10. Can you provide details of the current technology and approach that the parser uses to turn court judgments into the Legal Document Mark-up Language?
The parser is a C# application which has been developed using the Microsoft Office Open XML SDK. The styling information for the whole document is extracted into a <presentation> <style> element block in LegalDocML. Further styling information (font size, weight, decoration etc) is then included in style attributes, as it is needed. <span>s are used for this inline, as in HTML. The body of the document is in the <judgmentBody>, are marked-up using <level>, <paragraph>, <num>, <content> and <p> elements. Specific parts of the document <header> are marked-up with semantic elements such as <neutralCitation>, <docDate>, <judge>, <party> etc.

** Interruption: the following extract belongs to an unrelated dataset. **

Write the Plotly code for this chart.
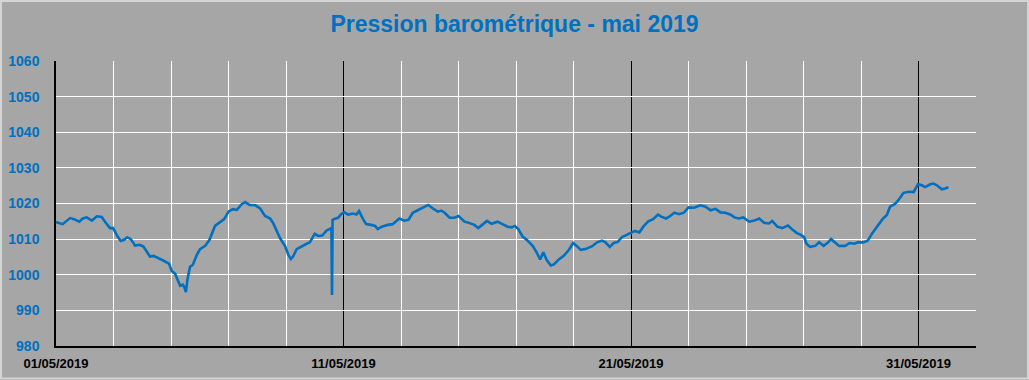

11. Does the legislation reference solution successfully identify both direct and indirect forms of reference, and to what level of accuracy?
Yes, the current legislation reference solution identifies both direct and indirect forms of reference to other pieces of legislation, within and for legislation documents. It does this to a good level of accuracy, in part benefitting from the formal structure the documents provide (of Parts, Chapters, Sections etc). We have not tried the current solution for identifying legislation references in Court Judgments so we do not know how successful it will be.
12. Does the £150,000 budget include all expected costs for both all services and any potential software licences to achieve the desired outcomes?
Software licences will be procured separately. Suppliers will need to justify their proposed solution. Our preference is to use open source tools, such as GATE, for data enrichment. We have made the decision to store the documents using Marklogic and we envisage using this for storing the linked data. Hosting is also procured separately. We use AWS.
13. How will the 2 month extension to the initial 4 months work?
The optional extension gives The National Archives flexibility if the supplier is able to achieve the outcome but needs longer time.